At independence, the white highlands, partly forming the present border between the Kipsigis and Kisii, were apportioned between the Maasai, Kipsigis and Kisii communities and, under the facilitation of the Settlement Fund Trustees, members of the three communities bought land formerly owned by the departing settlers.
Disputes over land
Members of the Kisii community, who had a higher population density, settled in larger numbers in the area than the Kipsigis and the Maasai.
The Committee noted that the Kisii had initially moved into the area through settlement schemes, but lately they had done so through direct purchases and leases. These factors explain the significant presence of the Kisii in Bomet and Narok districts.

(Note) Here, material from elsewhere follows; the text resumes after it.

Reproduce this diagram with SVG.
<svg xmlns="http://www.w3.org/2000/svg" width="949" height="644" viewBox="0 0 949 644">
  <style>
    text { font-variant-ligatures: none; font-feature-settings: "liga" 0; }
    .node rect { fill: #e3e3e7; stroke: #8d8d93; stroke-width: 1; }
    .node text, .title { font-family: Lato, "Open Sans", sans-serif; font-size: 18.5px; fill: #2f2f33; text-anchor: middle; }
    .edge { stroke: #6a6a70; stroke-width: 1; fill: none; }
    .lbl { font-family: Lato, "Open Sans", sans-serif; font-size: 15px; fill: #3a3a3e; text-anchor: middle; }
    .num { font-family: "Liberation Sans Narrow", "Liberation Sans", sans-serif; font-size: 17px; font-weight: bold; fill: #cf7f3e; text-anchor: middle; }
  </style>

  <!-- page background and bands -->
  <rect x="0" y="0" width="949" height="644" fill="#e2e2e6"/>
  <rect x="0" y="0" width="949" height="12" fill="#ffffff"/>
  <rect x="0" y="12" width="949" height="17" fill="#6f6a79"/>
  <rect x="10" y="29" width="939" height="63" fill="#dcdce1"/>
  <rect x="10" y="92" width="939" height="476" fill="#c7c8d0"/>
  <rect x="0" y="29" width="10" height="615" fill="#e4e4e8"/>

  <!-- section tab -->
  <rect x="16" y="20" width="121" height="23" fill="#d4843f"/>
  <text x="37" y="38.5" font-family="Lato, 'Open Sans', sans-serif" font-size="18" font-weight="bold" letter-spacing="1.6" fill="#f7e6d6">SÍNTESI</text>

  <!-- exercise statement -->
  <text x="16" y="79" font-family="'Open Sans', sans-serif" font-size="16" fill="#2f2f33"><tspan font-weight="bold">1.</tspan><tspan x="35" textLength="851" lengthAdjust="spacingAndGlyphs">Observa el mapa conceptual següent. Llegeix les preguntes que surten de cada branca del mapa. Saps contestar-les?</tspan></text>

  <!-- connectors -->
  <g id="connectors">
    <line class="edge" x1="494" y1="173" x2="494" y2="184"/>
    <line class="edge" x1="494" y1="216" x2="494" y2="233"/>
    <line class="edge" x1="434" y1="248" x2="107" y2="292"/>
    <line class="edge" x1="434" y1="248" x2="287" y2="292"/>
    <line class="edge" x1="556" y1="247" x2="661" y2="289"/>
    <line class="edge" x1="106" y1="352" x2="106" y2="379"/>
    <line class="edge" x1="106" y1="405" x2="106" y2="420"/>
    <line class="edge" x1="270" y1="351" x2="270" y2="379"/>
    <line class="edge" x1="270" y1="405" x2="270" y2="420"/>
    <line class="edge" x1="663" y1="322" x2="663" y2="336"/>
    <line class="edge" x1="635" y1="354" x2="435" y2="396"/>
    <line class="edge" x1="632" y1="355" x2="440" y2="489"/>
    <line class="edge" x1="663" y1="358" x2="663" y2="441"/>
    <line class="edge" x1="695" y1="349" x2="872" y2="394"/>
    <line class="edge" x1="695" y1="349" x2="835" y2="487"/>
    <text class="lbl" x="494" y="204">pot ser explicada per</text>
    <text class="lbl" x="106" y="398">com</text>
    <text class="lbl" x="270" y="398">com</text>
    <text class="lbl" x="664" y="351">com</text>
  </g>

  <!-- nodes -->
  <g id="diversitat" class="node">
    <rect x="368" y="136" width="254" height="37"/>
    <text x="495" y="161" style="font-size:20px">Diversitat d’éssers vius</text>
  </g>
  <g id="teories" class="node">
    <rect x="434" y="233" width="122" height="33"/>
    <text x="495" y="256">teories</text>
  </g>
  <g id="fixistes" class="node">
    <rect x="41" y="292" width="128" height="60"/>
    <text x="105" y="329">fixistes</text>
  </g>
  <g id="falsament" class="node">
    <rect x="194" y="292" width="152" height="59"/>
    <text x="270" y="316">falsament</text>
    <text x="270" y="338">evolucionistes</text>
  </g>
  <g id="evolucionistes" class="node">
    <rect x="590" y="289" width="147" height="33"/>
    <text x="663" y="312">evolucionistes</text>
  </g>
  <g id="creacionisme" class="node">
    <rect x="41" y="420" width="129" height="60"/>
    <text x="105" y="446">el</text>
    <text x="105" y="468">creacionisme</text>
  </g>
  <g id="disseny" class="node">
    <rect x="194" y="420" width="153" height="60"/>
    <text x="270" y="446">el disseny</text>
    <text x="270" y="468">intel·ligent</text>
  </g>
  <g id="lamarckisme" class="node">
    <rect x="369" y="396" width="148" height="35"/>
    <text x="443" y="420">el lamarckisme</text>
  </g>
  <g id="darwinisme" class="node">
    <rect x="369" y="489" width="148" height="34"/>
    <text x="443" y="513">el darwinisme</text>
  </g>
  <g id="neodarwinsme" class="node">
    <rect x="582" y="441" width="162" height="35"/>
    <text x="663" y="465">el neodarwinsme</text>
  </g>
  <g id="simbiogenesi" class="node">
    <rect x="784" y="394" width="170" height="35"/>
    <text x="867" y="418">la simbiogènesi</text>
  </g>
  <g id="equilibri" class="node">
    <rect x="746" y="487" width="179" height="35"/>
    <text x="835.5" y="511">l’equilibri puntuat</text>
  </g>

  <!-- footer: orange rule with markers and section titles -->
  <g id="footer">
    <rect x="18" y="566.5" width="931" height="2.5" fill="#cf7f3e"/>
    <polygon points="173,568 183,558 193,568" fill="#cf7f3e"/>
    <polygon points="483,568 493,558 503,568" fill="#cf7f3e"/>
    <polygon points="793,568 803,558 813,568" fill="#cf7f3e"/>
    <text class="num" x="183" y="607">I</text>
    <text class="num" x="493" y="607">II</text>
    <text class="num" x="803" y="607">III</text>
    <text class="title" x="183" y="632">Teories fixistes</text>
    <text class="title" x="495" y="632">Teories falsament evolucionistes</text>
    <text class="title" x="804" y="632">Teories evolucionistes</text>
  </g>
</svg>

In Kipkelion, according to the Kipkelion DSIC (Kipkelion District Security and Intelligence Appreciation No 1/2008 held on January 18, 2008) reports, the clashes underlie a history of ethnic animosity and hatred caused by disputes over land, which the Kipsigis claim to be their ancestral land, but which was appropriated by the European settlers in the pre-independence times, and later sold to members of other ethnic groups.
The Nandis also claim that River Kipchorian, which traverses the district, is their true boundary with the Kipsigis and is part of Tinderet.
The problem manifests itself in an ethnically polarised environment and the land issue having been politicised.
This explains why heightened clashes have almost always coincided with electioneering periods, with the question of displacement of the "indigenous" Kipsigis being the reason for much political agitation.